**Your objective:** Copy exactly, and only, the lines below from the first through the one containing "vert] (g7) -- (g8);", both included; pictures are omitted.

**Dataset content:**
----------------

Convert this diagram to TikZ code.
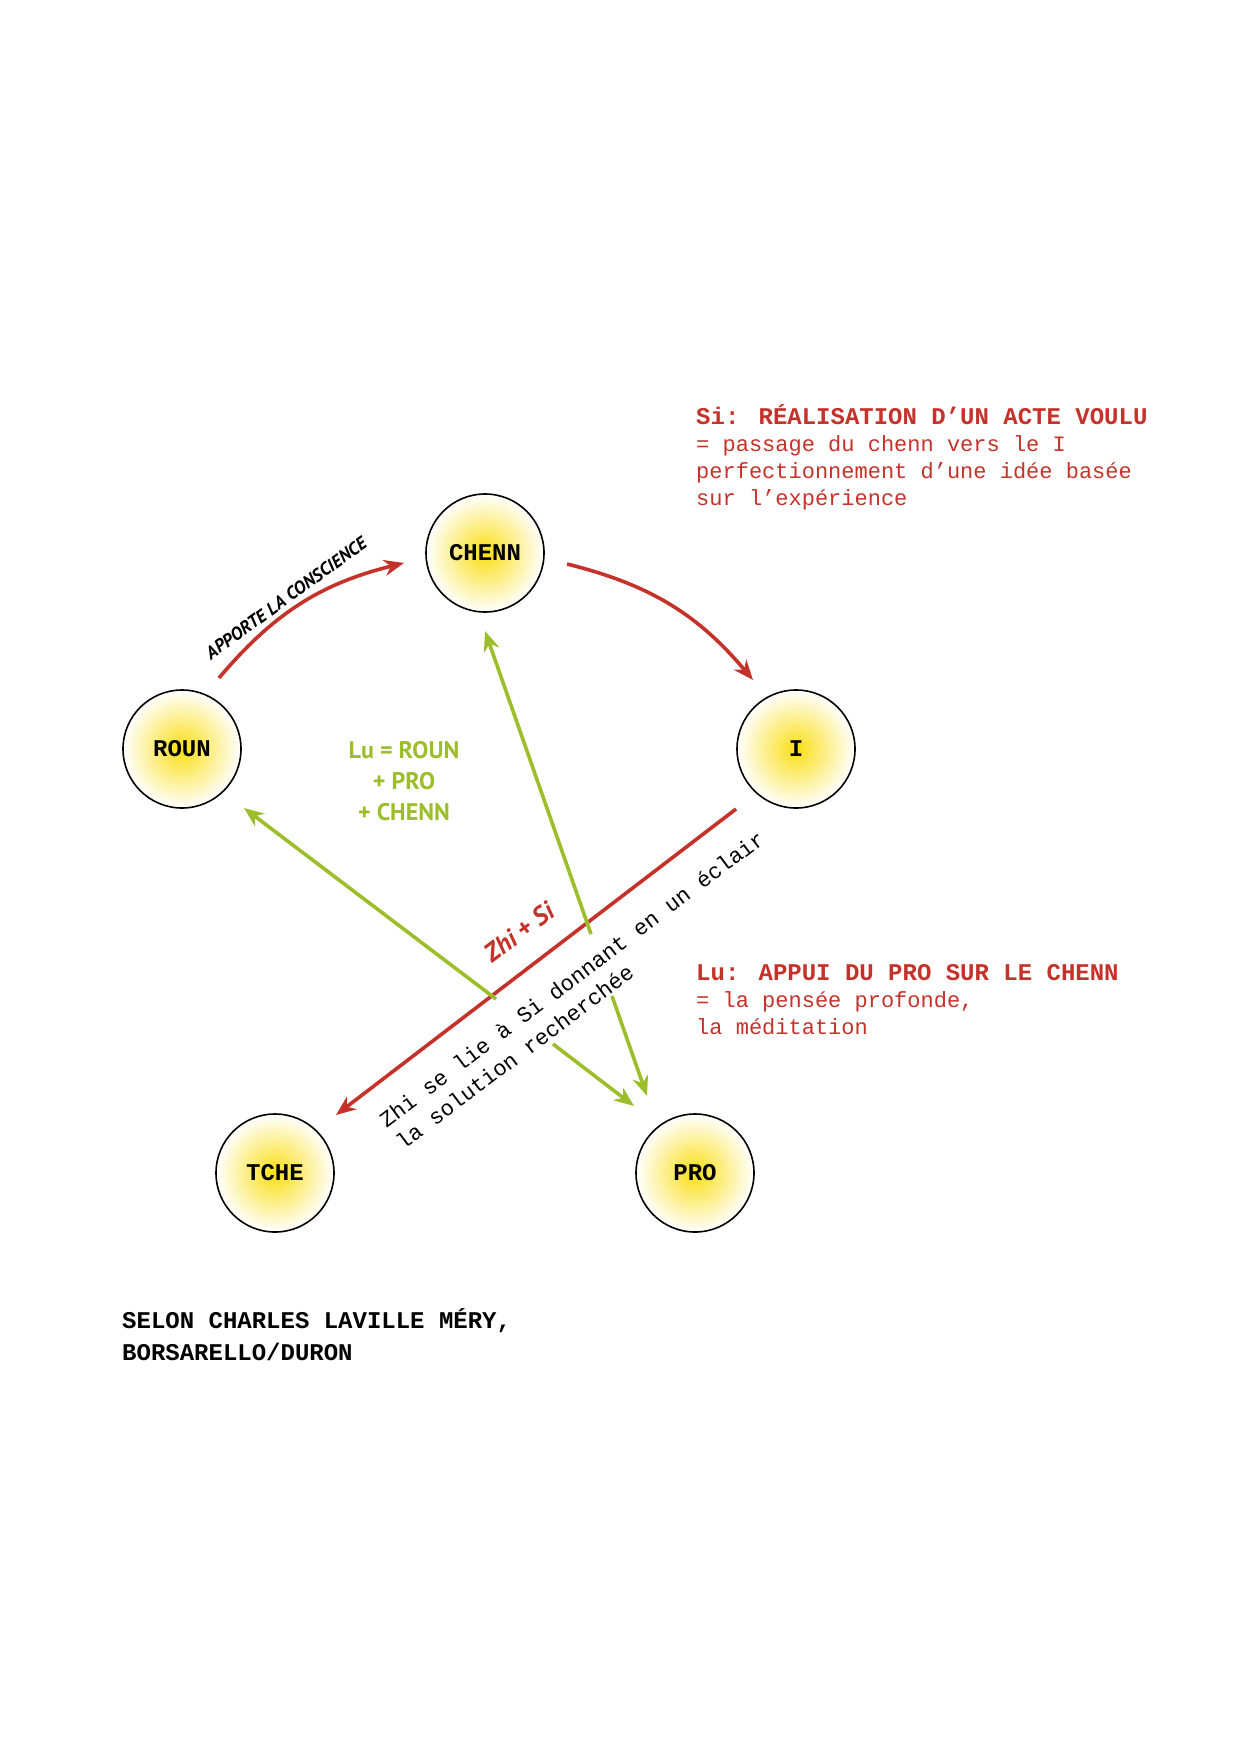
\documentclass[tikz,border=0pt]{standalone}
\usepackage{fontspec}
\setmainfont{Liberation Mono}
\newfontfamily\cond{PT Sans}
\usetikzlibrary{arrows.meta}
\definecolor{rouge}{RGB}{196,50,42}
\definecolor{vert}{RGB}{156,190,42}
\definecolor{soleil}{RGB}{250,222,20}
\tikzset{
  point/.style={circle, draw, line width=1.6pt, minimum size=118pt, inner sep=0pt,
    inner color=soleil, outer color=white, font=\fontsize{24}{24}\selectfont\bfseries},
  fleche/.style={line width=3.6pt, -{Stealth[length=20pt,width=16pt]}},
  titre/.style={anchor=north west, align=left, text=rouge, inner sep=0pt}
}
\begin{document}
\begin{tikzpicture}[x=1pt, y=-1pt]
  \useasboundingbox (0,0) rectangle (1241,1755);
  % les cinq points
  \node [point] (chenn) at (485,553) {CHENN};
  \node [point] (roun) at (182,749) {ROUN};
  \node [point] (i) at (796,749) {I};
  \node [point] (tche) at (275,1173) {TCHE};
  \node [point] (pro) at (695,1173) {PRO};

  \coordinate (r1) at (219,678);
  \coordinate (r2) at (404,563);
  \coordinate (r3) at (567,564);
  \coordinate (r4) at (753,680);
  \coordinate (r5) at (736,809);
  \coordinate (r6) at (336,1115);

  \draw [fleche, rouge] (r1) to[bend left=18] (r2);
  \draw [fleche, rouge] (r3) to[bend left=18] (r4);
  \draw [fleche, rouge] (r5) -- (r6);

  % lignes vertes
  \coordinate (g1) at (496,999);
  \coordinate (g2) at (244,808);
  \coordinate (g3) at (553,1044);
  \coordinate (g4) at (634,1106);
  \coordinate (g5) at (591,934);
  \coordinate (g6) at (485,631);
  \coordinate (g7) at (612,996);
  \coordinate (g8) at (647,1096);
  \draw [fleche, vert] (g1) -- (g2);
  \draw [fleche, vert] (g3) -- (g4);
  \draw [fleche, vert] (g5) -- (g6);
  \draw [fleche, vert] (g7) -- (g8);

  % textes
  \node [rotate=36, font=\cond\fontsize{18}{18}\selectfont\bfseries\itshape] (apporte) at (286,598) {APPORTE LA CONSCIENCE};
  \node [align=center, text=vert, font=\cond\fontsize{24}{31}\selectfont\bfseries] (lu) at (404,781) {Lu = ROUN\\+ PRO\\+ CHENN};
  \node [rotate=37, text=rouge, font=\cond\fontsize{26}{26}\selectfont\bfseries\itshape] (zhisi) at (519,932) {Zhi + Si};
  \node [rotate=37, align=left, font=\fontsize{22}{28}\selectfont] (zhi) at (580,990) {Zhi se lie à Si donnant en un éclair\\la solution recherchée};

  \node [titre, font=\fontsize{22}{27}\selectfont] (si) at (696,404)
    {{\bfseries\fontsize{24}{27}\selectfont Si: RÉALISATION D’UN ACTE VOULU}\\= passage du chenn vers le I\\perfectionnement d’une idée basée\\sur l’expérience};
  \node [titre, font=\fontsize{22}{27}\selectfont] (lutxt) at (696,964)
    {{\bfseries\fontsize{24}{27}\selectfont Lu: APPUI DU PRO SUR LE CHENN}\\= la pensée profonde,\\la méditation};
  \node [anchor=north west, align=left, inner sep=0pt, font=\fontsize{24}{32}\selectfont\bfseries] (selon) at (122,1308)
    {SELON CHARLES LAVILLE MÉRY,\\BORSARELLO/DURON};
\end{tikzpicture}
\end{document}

----------------

**Finished exercise:**
Convert this diagram to TikZ code.
\documentclass[tikz,border=0pt]{standalone}
\usepackage{fontspec}
\setmainfont{Liberation Mono}
\newfontfamily\cond{PT Sans}
\usetikzlibrary{arrows.meta}
\definecolor{rouge}{RGB}{196,50,42}
\definecolor{vert}{RGB}{156,190,42}
\definecolor{soleil}{RGB}{250,222,20}
\tikzset{
  point/.style={circle, draw, line width=1.6pt, minimum size=118pt, inner sep=0pt,
    inner color=soleil, outer color=white, font=\fontsize{24}{24}\selectfont\bfseries},
  fleche/.style={line width=3.6pt, -{Stealth[length=20pt,width=16pt]}},
  titre/.style={anchor=north west, align=left, text=rouge, inner sep=0pt}
}
\begin{document}
\begin{tikzpicture}[x=1pt, y=-1pt]
  \useasboundingbox (0,0) rectangle (1241,1755);
  % les cinq points
  \node [point] (chenn) at (485,553) {CHENN};
  \node [point] (roun) at (182,749) {ROUN};
  \node [point] (i) at (796,749) {I};
  \node [point] (tche) at (275,1173) {TCHE};
  \node [point] (pro) at (695,1173) {PRO};

  \coordinate (r1) at (219,678);
  \coordinate (r2) at (404,563);
  \coordinate (r3) at (567,564);
  \coordinate (r4) at (753,680);
  \coordinate (r5) at (736,809);
  \coordinate (r6) at (336,1115);

  \draw [fleche, rouge] (r1) to[bend left=18] (r2);
  \draw [fleche, rouge] (r3) to[bend left=18] (r4);
  \draw [fleche, rouge] (r5) -- (r6);

  % lignes vertes
  \coordinate (g1) at (496,999);
  \coordinate (g2) at (244,808);
  \coordinate (g3) at (553,1044);
  \coordinate (g4) at (634,1106);
  \coordinate (g5) at (591,934);
  \coordinate (g6) at (485,631);
  \coordinate (g7) at (612,996);
  \coordinate (g8) at (647,1096);
  \draw [fleche, vert] (g1) -- (g2);
  \draw [fleche, vert] (g3) -- (g4);
  \draw [fleche, vert] (g5) -- (g6);
  \draw [fleche, vert] (g7) -- (g8);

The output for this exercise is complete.